What is expected —
Write out only the lines from the start of the entries up to and including the line with "0.1412, 0.139, 0.1366];"; please skip the pictures.

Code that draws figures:
########################################

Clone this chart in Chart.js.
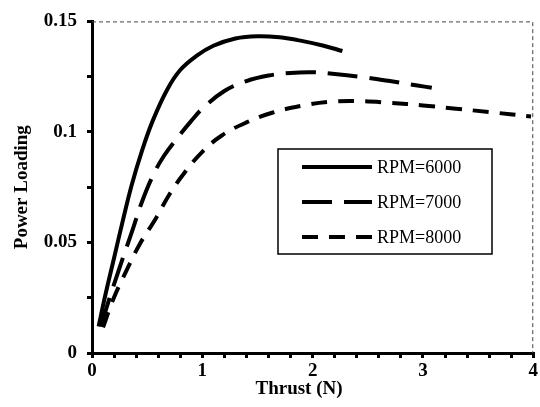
<!DOCTYPE html>
<html>
<head>
<meta charset="utf-8">
<script src="https://cdn.jsdelivr.net/npm/chart.js@4/dist/chart.umd.min.js"></script>
<style>
  html, body { margin: 0; padding: 0; background: #fff; }
  #wrap { width: 540px; height: 407px; position: relative; }
</style>
</head>
<body>
<div id="wrap"><canvas id="c" width="540" height="407"></canvas></div>
<script>
// ---- data ----
const seriesLabels = ['RPM=6000', 'RPM=7000', 'RPM=8000'];

const thrust6000 = [0.06, 0.12, 0.2, 0.28, 0.36, 0.45, 0.55, 0.68, 0.8, 0.95, 1.1, 1.3, 1.5, 1.7, 1.9, 2.1, 2.27];
const load6000   = [0.012, 0.026, 0.043, 0.060, 0.076, 0.091, 0.105, 0.119, 0.128, 0.1345, 0.139, 0.1423, 0.1433, 0.1428, 0.1412, 0.139, 0.1366];

const thrust7000 = [0.08, 0.16, 0.28, 0.37, 0.45, 0.55, 0.65, 0.77, 0.9, 1.0, 1.2, 1.4, 1.6, 1.8, 2.0, 2.2, 2.45, 2.7, 2.95, 3.08];
const load7000   = [0.012, 0.025, 0.043, 0.056, 0.068, 0.080, 0.089, 0.097, 0.105, 0.1105, 0.1185, 0.123, 0.1255, 0.1267, 0.127, 0.1262, 0.1248, 0.123, 0.121, 0.120];

const thrust8000 = [0.1, 0.19, 0.31, 0.43, 0.58, 0.70, 0.83, 1.0, 1.18, 1.40, 1.64, 1.91, 2.15, 2.4, 2.7, 3.0, 3.3, 3.6, 3.98];
const load8000   = [0.0116, 0.024, 0.037, 0.049, 0.061, 0.0716, 0.081, 0.091, 0.0985, 0.1043, 0.1088, 0.1119, 0.1136, 0.1140, 0.1132, 0.1120, 0.1105, 0.1090, 0.1070];

const xTicksShown = [0, 1, 2, 3, 4];
const yTicksShown = [0, 0.05, 0.1, 0.15];
const xTitle = 'Thrust (N)';
const yTitle = 'Power Loading';

function pts(xs, ys) { return xs.map((x, i) => ({ x: x, y: ys[i] })); }
function isShown(v, list) { return list.some(t => Math.abs(t - v) < 1e-9); }

const SERIF = '"Liberation Serif", "Times New Roman", serif';

const legendPlugin = {
  id: 'boxLegend',
  afterDatasetsDraw(chart) {
    const ctx = chart.ctx;
    const a = chart.chartArea;
    ctx.save();
    // dashed top and right frame
    ctx.setLineDash([4, 3]);
    ctx.strokeStyle = '#444';
    ctx.lineWidth = 1;
    ctx.beginPath();
    ctx.moveTo(a.left, a.top + 0.5);
    ctx.lineTo(a.right - 0.5, a.top + 0.5);
    ctx.lineTo(a.right - 0.5, a.bottom);
    ctx.stroke();
    ctx.setLineDash([]);

    // legend box
    const bx = 278, by = 149, bw = 214, bh = 105;
    ctx.fillStyle = '#fff';
    ctx.fillRect(bx, by, bw, bh);
    ctx.strokeStyle = '#000';
    ctx.lineWidth = 1.5;
    ctx.strokeRect(bx, by, bw, bh);
    const rowY = [167, 202, 237];
    chart.data.datasets.forEach((ds, i) => {
      const y = rowY[i];
      ctx.setLineDash(ds.borderDash || []);
      ctx.lineWidth = ds.borderWidth;
      ctx.strokeStyle = ds.borderColor;
      ctx.beginPath();
      ctx.moveTo(302, y);
      ctx.lineTo(372, y);
      ctx.stroke();
      ctx.setLineDash([]);
      ctx.fillStyle = '#000';
      ctx.font = '18px ' + SERIF;
      ctx.textBaseline = 'middle';
      ctx.textAlign = 'left';
      ctx.fillText(ds.label, 377, y + 1);
    });

    // x axis title (slightly left of centre, as in the reference)
    ctx.font = 'bold 19px ' + SERIF;
    ctx.textAlign = 'center';
    ctx.textBaseline = 'middle';
    ctx.fillStyle = '#000';
    ctx.fillText(xTitle, 299, 389);
    ctx.restore();
  }
};

new Chart(document.getElementById('c'), {
  type: 'line',
  data: {
    datasets: [
      { label: seriesLabels[0], data: pts(thrust6000, load6000), borderColor: '#000', borderWidth: 4, borderDash: [], pointRadius: 0, tension: 0.4, fill: false },
      { label: seriesLabels[1], data: pts(thrust7000, load7000), borderColor: '#000', borderWidth: 4, borderDash: [30, 12], pointRadius: 0, tension: 0.4, fill: false },
      { label: seriesLabels[2], data: pts(thrust8000, load8000), borderColor: '#000', borderWidth: 4, borderDash: [16, 11], pointRadius: 0, tension: 0.4, fill: false }
    ]
  },
  options: {
    responsive: false,
    maintainAspectRatio: false,
    animation: false,
    devicePixelRatio: 1,
    layout: { padding: { top: 18, right: 5, left: 0, bottom: 0 } },
    plugins: { legend: { display: false }, tooltip: { enabled: false } },
    scales: {
      x: {
        type: 'linear', min: 0, max: 4,
        afterFit(s) { s.height = 54; },
        ticks: {
          stepSize: 0.2, autoSkip: false, maxRotation: 0, padding: 2,
          color: '#000', font: { family: SERIF, size: 19, weight: 'bold' },
          callback: v => isShown(v, xTicksShown) ? String(Math.round(v)) : ''
        },
        grid: { drawOnChartArea: false, drawTicks: true, tickLength: 5, tickWidth: 3, tickColor: '#000', color: '#000', lineWidth: 3 },
        border: { display: true, color: '#000', width: 3 },
        title: { display: false }
      },
      y: {
        type: 'linear', min: 0, max: 0.15,
        afterFit(s) { s.width = 92; },
        ticks: {
          stepSize: 0.025, autoSkip: false, padding: 10,
          color: '#000', font: { family: SERIF, size: 19, weight: 'bold' },
          callback: v => isShown(v, yTicksShown) ? String(Math.round(v * 1000) / 1000) : ''
        },
        grid: { drawOnChartArea: false, drawTicks: true, tickLength: 5, tickWidth: 3, tickColor: '#000', color: '#000', lineWidth: 3 },
        border: { display: true, color: '#000', width: 3 },
        title: { display: true, text: yTitle, color: '#000', font: { family: SERIF, size: 19, weight: 'bold' }, padding: { top: 11, bottom: 0 } }
      }
    }
  },
  plugins: [legendPlugin]
});
</script>
</body>
</html>
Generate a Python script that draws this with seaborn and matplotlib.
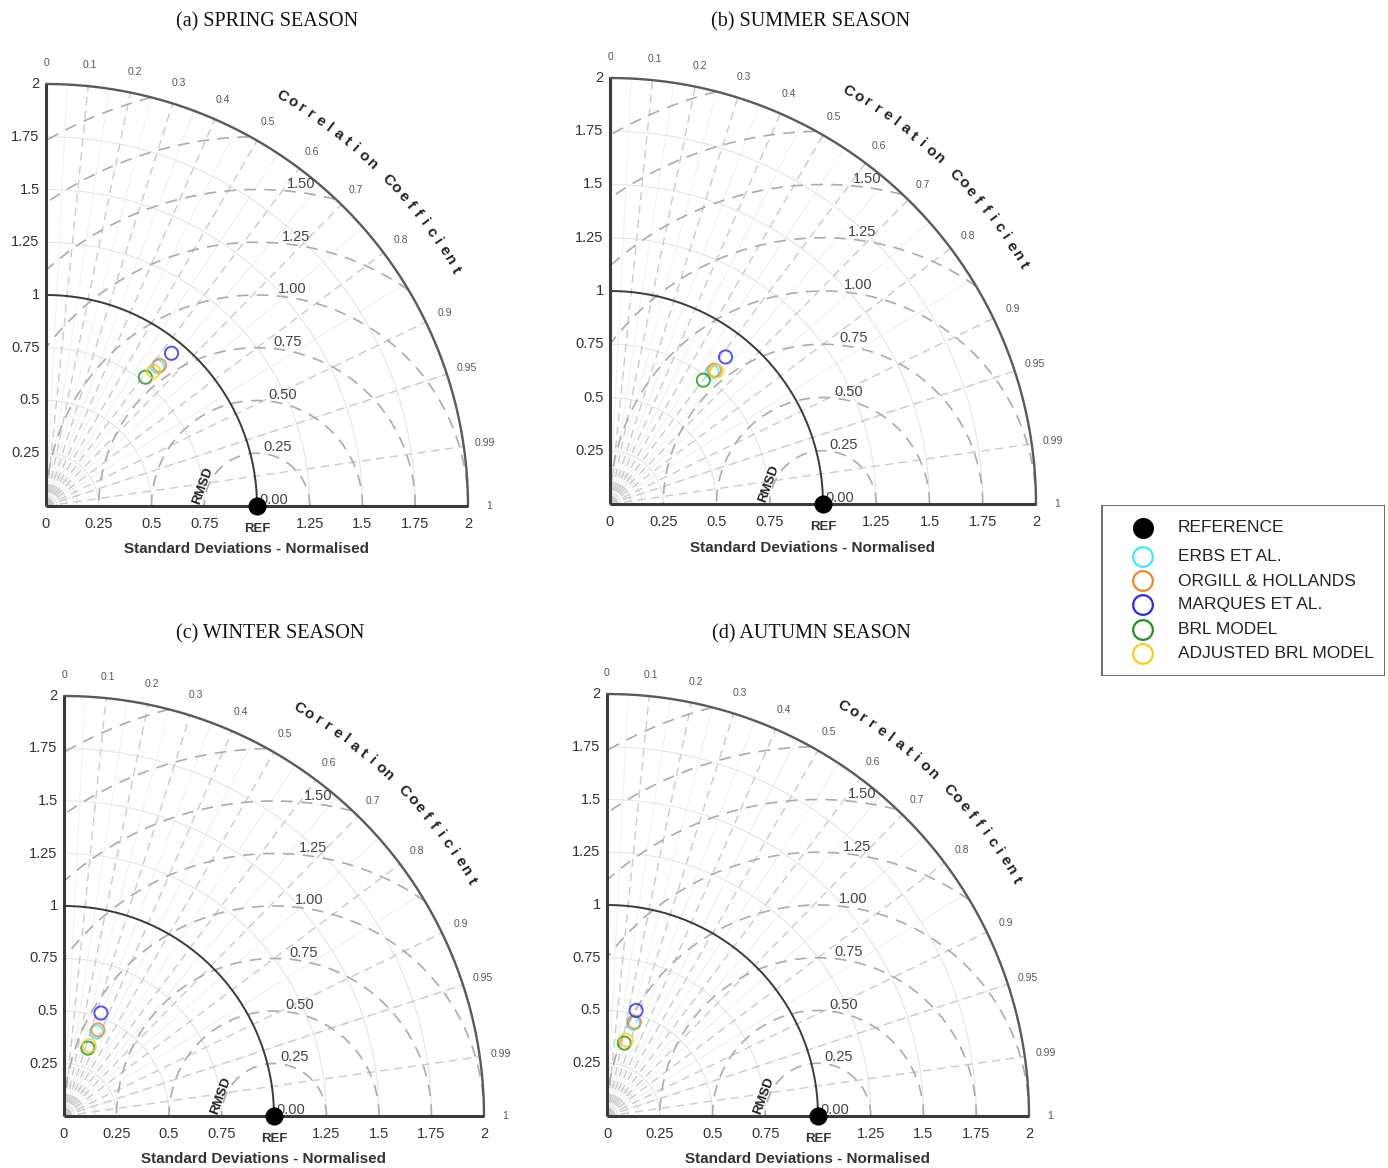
import numpy as np
import pandas as pd
import matplotlib
matplotlib.use("Agg")
import matplotlib.pyplot as plt
import seaborn as sns
from matplotlib.patches import Rectangle

# ---------------- data ----------------
season_titles = ["(a) SPRING SEASON", "(b) SUMMER SEASON", "(c) WINTER SEASON", "(d) AUTUMN SEASON"]
models = ["ERBS ET AL.", "ORGILL & HOLLANDS", "MARQUES ET AL.", "BRL MODEL", "ADJUSTED BRL MODEL"]
model_colors = ["#3ee8f2", "#e8892c", "#2a2ae6", "#229122", "#f7cd1e"]

# normalised standard deviation and correlation per model (order as in `models`)
std_spring = [0.846, 0.857, 0.937, 0.771, 0.817]
corr_spring = [0.626, 0.628, 0.635, 0.611, 0.624]
std_summer = [0.784, 0.797, 0.878, 0.728, 0.800]
corr_summer = [0.612, 0.615, 0.618, 0.602, 0.625]
std_winter = [0.429, 0.441, 0.521, 0.343, 0.356]
corr_winter = [0.361, 0.367, 0.338, 0.332, 0.337]
std_autumn = [0.457, 0.464, 0.519, 0.355, 0.371]
corr_autumn = [0.273, 0.280, 0.266, 0.231, 0.243]

std_ticks = [0, 0.25, 0.5, 0.75, 1, 1.25, 1.5, 1.75, 2]
std_tick_labels = ["0", "0.25", "0.5", "0.75", "1", "1.25", "1.5", "1.75", "2"]
corr_ticks = [0, 0.1, 0.2, 0.3, 0.4, 0.5, 0.6, 0.7, 0.8, 0.9, 0.95, 0.99, 1]
corr_tick_labels = ["0", "0.1", "0.2", "0.3", "0.4", "0.5", "0.6", "0.7", "0.8", "0.9", "0.95", "0.99", "1"]
rmsd_levels = [0.25, 0.5, 0.75, 1.0, 1.25, 1.5, 1.75, 2.0, 2.25, 2.5]
rmsd_labels = ["0.00", "0.25", "0.50", "0.75", "1.00", "1.25", "1.50"]

# ---------------- style ----------------
sns.set_theme(style="white")
plt.rcParams["font.family"] = ["Liberation Sans", "DejaVu Sans"]

W, H = 1388, 1168
fig = plt.figure(figsize=(W / 100, H / 100), dpi=100)

XMIN, XMAX, YMIN, YMAX = -0.3, 2.45, -0.3, 2.4

# panel placement (origin pixel x, origin pixel y, pixels per unit)
panels = [(46, 506, 211), (610, 504, 213), (64, 1116, 210), (607, 1116, 211)]
title_pos = [(267, 22), (811, 22), (270, 634), (811, 634)]
stds = [std_spring, std_summer, std_winter, std_autumn]
corrs = [corr_spring, corr_summer, corr_winter, corr_autumn]

TXT = "#333333"


def draw_panel(ax, std, corr):
    ax.set_xlim(XMIN, XMAX)
    ax.set_ylim(YMIN, YMAX)
    ax.axis("off")
    th = np.linspace(0, np.pi / 2, 500)

    # faint fine radial lines
    for c in np.arange(0.05, 1.0, 0.1):
        a = np.arccos(c)
        ax.plot([0, 2 * np.cos(a)], [0, 2 * np.sin(a)], color="#efefef", lw=0.7, zorder=1)
    # faint std arcs
    for r in [0.05, 0.1, 0.15, 0.25, 0.5, 0.75, 1.25, 1.5, 1.75]:
        ax.plot(r * np.cos(th), r * np.sin(th), color="#e4e4e4", lw=0.8, zorder=1)
    # correlation dashed radials
    for c in corr_ticks[1:-1]:
        a = np.arccos(c)
        ax.plot([0, 2 * np.cos(a)], [0, 2 * np.sin(a)], color="#cacaca", lw=1.0,
                dashes=(6, 4), zorder=2)
    # RMSD dashed arcs centred at REF
    phi = np.linspace(0, np.pi, 800)
    for r in rmsd_levels:
        x = 1 + r * np.cos(phi)
        y = r * np.sin(phi)
        mask = (np.hypot(x, y) > 2.0) | (x < 0)
        x = np.where(mask, np.nan, x)
        y = np.where(mask, np.nan, y)
        ax.plot(x, y, color="#ababab", lw=1.2, dashes=(7, 5), zorder=2)
    # reference std arc and outer arc
    ax.plot(np.cos(th), np.sin(th), color="#3a3a3a", lw=1.4, zorder=3)
    ax.plot(2 * np.cos(th), 2 * np.sin(th), color="#5a5a5a", lw=1.7, zorder=3)
    # axes lines
    ax.plot([0, 0], [0, 2], color="#3a3a3a", lw=2.2, zorder=4, solid_capstyle="butt")
    ax.plot([0, 2], [0, 0], color="#3a3a3a", lw=2.2, zorder=4, solid_capstyle="butt")

    # std tick labels
    for v, lab in zip(std_ticks, std_tick_labels):
        if v == 1:
            ax.text(1.0, -0.108, "REF", ha="center", va="center", fontsize=9.5,
                    fontweight="bold", color=TXT)
        else:
            ax.text(v, -0.085, lab, ha="center", va="center", fontsize=10.5, color=TXT)
        if v > 0:
            ax.text(-0.03, v, lab, ha="right", va="center", fontsize=10.5, color=TXT)
    ax.text(0.95, -0.205, "Standard Deviations - Normalised", ha="center", va="center",
            fontsize=11, fontweight="bold", color=TXT)

    # correlation tick labels
    for c, lab in zip(corr_ticks, corr_tick_labels):
        a = np.arccos(c)
        ax.text(2.1 * np.cos(a), 2.1 * np.sin(a), lab, ha="center", va="center",
                fontsize=7.5, color="#555555")

    # correlation title along the arc
    word = "Correlation Coefficient"
    angs = np.linspace(60, 30, len(word))
    for ch, ang in zip(word, angs):
        a = np.deg2rad(ang)
        ax.text(2.24 * np.cos(a), 2.24 * np.sin(a), ch, rotation=ang - 90,
                ha="center", va="center", fontsize=11, fontweight="bold", color="#222222",
                rotation_mode="anchor")

    # RMSD labels
    for r, lab in zip([0.0, 0.25, 0.5, 0.75, 1.0, 1.25, 1.5], rmsd_labels):
        a = np.deg2rad(85)
        ax.text(1 + r * np.cos(a) + 0.01, r * np.sin(a) + 0.03, lab, ha="left", va="center",
                fontsize=10.5, color="#444444", zorder=5)
    ax.text(0.745, 0.095, "RMSD", rotation=70, ha="center", va="center", fontsize=9.5,
            fontweight="bold", color="#222222")

    # model points
    df = pd.DataFrame({
        "model": models,
        "x": np.array(std) * np.array(corr),
        "y": np.array(std) * np.sin(np.arccos(np.array(corr))),
    })
    sns.scatterplot(data=df, x="x", y="y", hue="model", hue_order=models,
                    palette=dict(zip(models, model_colors)), s=90, linewidth=1.4,
                    legend=False, ax=ax, zorder=6, clip_on=False)
    coll = ax.collections[-1]
    fc = coll.get_facecolors()
    coll.set_edgecolors(fc)
    coll.set_facecolors("none")
    coll.set_alpha(0.8)

    # reference point
    sns.scatterplot(x=[1.0], y=[0.0], color="black", s=170, linewidth=0, ax=ax,
                    zorder=7, clip_on=False, legend=False)


for (ox, oy, s), std, corr, title, (tx, ty) in zip(panels, stds, corrs, season_titles, title_pos):
    left = (ox + XMIN * s) / W
    bottom = (H - (oy - YMIN * s)) / H
    width = (XMAX - XMIN) * s / W
    height = (YMAX - YMIN) * s / H
    ax = fig.add_axes([left, bottom, width, height])
    draw_panel(ax, std, corr)
    fig.text(tx / W, 1 - ty / H, title, ha="center", va="center", fontsize=14.5,
             family=["Liberation Serif", "DejaVu Serif"], color="#111111")

# ---------------- legend ----------------
lx0, ly0, lx1, ly1 = 1101, 505, 1385, 676
lax = fig.add_axes([lx0 / W, 1 - ly1 / H, (lx1 - lx0) / W, (ly1 - ly0) / H])
lax.set_xlim(0, lx1 - lx0)
lax.set_ylim(ly1 - ly0, 0)
lax.axis("off")
lax.add_patch(Rectangle((0.5, 0.5), lx1 - lx0 - 1, ly1 - ly0 - 1, fill=False,
                        edgecolor="#555555", lw=1.2))
rows = [23, 52, 76, 100, 125, 149]
lax.scatter([42], [rows[0]], s=200, color="black", zorder=3)
lax.text(77, rows[0], "REFERENCE", va="center", ha="left", fontsize=12.5, color="#222222")
for yy, m, c in zip(rows[1:], models, model_colors):
    lax.scatter([42], [yy], s=200, facecolors="none", edgecolors=c, linewidths=1.6, zorder=3)
    lax.text(77, yy, m, va="center", ha="left", fontsize=12.5, color="#222222")

fig.savefig("out.png", dpi=100, facecolor="white")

########################################

Answer below —
Clone this chart in Chart.js.
<!DOCTYPE html>
<html>
<head>
<meta charset="utf-8">
<script src="https://cdn.jsdelivr.net/npm/chart.js@4/dist/chart.umd.min.js"></script>
<style>
  html, body { margin: 0; padding: 0; background: #fff; }
  #wrap { width: 540px; height: 407px; position: relative; }
</style>
</head>
<body>
<div id="wrap"><canvas id="c" width="540" height="407"></canvas></div>
<script>
// ---- data ----
const seriesLabels = ['RPM=6000', 'RPM=7000', 'RPM=8000'];

const thrust6000 = [0.06, 0.12, 0.2, 0.28, 0.36, 0.45, 0.55, 0.68, 0.8, 0.95, 1.1, 1.3, 1.5, 1.7, 1.9, 2.1, 2.27];
const load6000   = [0.012, 0.026, 0.043, 0.060, 0.076, 0.091, 0.105, 0.119, 0.128, 0.1345, 0.139, 0.1423, 0.1433, 0.1428, 0.1412, 0.139, 0.1366];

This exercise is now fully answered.